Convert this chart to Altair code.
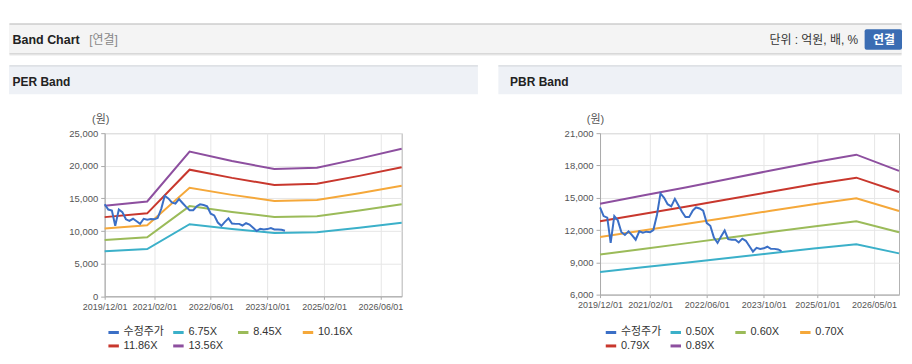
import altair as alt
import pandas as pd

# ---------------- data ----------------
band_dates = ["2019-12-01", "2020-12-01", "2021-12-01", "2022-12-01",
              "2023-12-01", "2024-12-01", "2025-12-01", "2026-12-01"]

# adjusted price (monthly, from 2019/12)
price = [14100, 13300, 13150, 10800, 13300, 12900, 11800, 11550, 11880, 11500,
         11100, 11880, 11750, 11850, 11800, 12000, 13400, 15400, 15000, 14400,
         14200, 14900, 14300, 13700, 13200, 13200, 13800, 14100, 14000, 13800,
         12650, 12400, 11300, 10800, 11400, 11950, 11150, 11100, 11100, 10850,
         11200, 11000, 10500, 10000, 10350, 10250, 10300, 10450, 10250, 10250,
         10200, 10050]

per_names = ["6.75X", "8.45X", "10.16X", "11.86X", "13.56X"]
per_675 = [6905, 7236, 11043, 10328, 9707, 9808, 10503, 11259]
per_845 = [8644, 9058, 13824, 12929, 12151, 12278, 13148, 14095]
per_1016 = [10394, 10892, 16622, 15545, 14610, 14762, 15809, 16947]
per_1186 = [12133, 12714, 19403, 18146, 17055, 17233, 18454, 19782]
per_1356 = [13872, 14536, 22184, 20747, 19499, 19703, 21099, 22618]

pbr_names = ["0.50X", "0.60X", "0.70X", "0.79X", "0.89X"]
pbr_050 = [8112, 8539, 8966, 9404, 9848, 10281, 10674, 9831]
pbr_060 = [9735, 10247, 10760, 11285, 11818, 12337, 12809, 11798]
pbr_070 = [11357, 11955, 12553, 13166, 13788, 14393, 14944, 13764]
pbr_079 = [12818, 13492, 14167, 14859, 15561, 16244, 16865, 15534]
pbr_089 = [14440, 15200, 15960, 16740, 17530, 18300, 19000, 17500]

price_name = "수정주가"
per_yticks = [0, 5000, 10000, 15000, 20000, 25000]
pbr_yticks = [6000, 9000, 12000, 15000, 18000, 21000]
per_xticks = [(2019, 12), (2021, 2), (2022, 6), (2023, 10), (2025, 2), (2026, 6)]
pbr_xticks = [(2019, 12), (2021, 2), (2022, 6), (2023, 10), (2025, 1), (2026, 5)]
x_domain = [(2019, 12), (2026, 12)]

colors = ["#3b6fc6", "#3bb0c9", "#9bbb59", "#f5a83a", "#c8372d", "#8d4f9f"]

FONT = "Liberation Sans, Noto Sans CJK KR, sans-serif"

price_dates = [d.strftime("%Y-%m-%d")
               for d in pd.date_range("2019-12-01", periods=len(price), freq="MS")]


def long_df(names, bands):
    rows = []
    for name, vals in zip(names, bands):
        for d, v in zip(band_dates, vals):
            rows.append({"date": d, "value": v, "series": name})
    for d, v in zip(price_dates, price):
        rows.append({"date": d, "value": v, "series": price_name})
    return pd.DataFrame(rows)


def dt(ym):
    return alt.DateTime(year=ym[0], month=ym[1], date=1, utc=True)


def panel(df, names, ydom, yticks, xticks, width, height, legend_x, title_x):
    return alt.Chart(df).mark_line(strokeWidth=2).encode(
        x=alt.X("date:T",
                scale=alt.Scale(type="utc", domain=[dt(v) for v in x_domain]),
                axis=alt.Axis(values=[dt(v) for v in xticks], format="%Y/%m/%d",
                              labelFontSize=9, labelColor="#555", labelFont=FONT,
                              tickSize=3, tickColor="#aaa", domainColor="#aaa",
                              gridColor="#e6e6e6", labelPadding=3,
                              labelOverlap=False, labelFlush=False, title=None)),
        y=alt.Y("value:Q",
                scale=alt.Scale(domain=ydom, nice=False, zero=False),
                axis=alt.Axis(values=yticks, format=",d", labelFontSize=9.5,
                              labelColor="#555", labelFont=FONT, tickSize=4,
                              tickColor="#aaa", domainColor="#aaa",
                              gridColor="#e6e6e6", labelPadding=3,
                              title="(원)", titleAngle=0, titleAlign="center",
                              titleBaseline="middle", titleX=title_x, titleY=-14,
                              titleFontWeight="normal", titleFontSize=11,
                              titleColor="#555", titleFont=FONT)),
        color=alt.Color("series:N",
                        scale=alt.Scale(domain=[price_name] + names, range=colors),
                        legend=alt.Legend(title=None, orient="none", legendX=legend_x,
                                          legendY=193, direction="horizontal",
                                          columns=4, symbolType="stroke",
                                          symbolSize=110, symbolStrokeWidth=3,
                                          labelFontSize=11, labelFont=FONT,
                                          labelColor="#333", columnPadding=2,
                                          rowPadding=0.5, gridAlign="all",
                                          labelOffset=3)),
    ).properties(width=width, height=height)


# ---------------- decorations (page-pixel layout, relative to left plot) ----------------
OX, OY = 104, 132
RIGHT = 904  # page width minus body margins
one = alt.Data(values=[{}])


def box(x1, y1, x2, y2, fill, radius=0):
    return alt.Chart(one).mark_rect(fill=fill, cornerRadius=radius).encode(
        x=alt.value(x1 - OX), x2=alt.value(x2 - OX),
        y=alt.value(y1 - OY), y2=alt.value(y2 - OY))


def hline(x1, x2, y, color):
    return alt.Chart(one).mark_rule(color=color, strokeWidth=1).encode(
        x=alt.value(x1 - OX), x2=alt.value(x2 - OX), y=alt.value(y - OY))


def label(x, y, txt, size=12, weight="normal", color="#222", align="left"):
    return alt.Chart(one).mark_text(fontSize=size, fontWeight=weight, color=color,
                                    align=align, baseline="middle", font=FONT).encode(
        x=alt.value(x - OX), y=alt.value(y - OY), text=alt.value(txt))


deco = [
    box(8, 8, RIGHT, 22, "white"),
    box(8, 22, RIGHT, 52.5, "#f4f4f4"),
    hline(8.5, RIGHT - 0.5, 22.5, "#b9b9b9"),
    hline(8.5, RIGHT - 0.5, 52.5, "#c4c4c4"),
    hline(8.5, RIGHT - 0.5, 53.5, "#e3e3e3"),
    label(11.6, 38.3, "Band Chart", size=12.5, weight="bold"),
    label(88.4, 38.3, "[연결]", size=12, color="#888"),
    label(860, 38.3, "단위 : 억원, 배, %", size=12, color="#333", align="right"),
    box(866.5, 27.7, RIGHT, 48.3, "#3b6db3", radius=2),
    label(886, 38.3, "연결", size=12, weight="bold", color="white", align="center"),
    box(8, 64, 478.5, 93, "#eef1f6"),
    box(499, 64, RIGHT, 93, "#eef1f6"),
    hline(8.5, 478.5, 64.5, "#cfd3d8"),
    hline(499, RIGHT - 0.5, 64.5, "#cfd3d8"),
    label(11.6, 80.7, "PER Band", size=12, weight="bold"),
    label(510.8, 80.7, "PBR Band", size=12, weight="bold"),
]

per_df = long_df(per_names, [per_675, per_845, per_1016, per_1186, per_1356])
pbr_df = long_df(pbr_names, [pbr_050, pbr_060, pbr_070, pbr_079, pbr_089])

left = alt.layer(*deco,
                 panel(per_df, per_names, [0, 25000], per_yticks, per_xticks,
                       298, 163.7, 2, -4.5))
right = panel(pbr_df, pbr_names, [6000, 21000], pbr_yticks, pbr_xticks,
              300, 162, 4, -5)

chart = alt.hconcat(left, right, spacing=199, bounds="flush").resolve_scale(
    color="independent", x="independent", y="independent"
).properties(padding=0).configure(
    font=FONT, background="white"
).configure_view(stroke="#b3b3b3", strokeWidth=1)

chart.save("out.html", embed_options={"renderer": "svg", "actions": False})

-------

* **Problem statement**: Extract the lines exactly, please: the first line of the listing, the line with "18300, 19000, 17500]", and every line between them, but no pictures.

* **Finished answer**:
Convert this chart to Altair code.
import altair as alt
import pandas as pd

# ---------------- data ----------------
band_dates = ["2019-12-01", "2020-12-01", "2021-12-01", "2022-12-01",
              "2023-12-01", "2024-12-01", "2025-12-01", "2026-12-01"]

# adjusted price (monthly, from 2019/12)
price = [14100, 13300, 13150, 10800, 13300, 12900, 11800, 11550, 11880, 11500,
         11100, 11880, 11750, 11850, 11800, 12000, 13400, 15400, 15000, 14400,
         14200, 14900, 14300, 13700, 13200, 13200, 13800, 14100, 14000, 13800,
         12650, 12400, 11300, 10800, 11400, 11950, 11150, 11100, 11100, 10850,
         11200, 11000, 10500, 10000, 10350, 10250, 10300, 10450, 10250, 10250,
         10200, 10050]

per_names = ["6.75X", "8.45X", "10.16X", "11.86X", "13.56X"]
per_675 = [6905, 7236, 11043, 10328, 9707, 9808, 10503, 11259]
per_845 = [8644, 9058, 13824, 12929, 12151, 12278, 13148, 14095]
per_1016 = [10394, 10892, 16622, 15545, 14610, 14762, 15809, 16947]
per_1186 = [12133, 12714, 19403, 18146, 17055, 17233, 18454, 19782]
per_1356 = [13872, 14536, 22184, 20747, 19499, 19703, 21099, 22618]

pbr_names = ["0.50X", "0.60X", "0.70X", "0.79X", "0.89X"]
pbr_050 = [8112, 8539, 8966, 9404, 9848, 10281, 10674, 9831]
pbr_060 = [9735, 10247, 10760, 11285, 11818, 12337, 12809, 11798]
pbr_070 = [11357, 11955, 12553, 13166, 13788, 14393, 14944, 13764]
pbr_079 = [12818, 13492, 14167, 14859, 15561, 16244, 16865, 15534]
pbr_089 = [14440, 15200, 15960, 16740, 17530, 18300, 19000, 17500]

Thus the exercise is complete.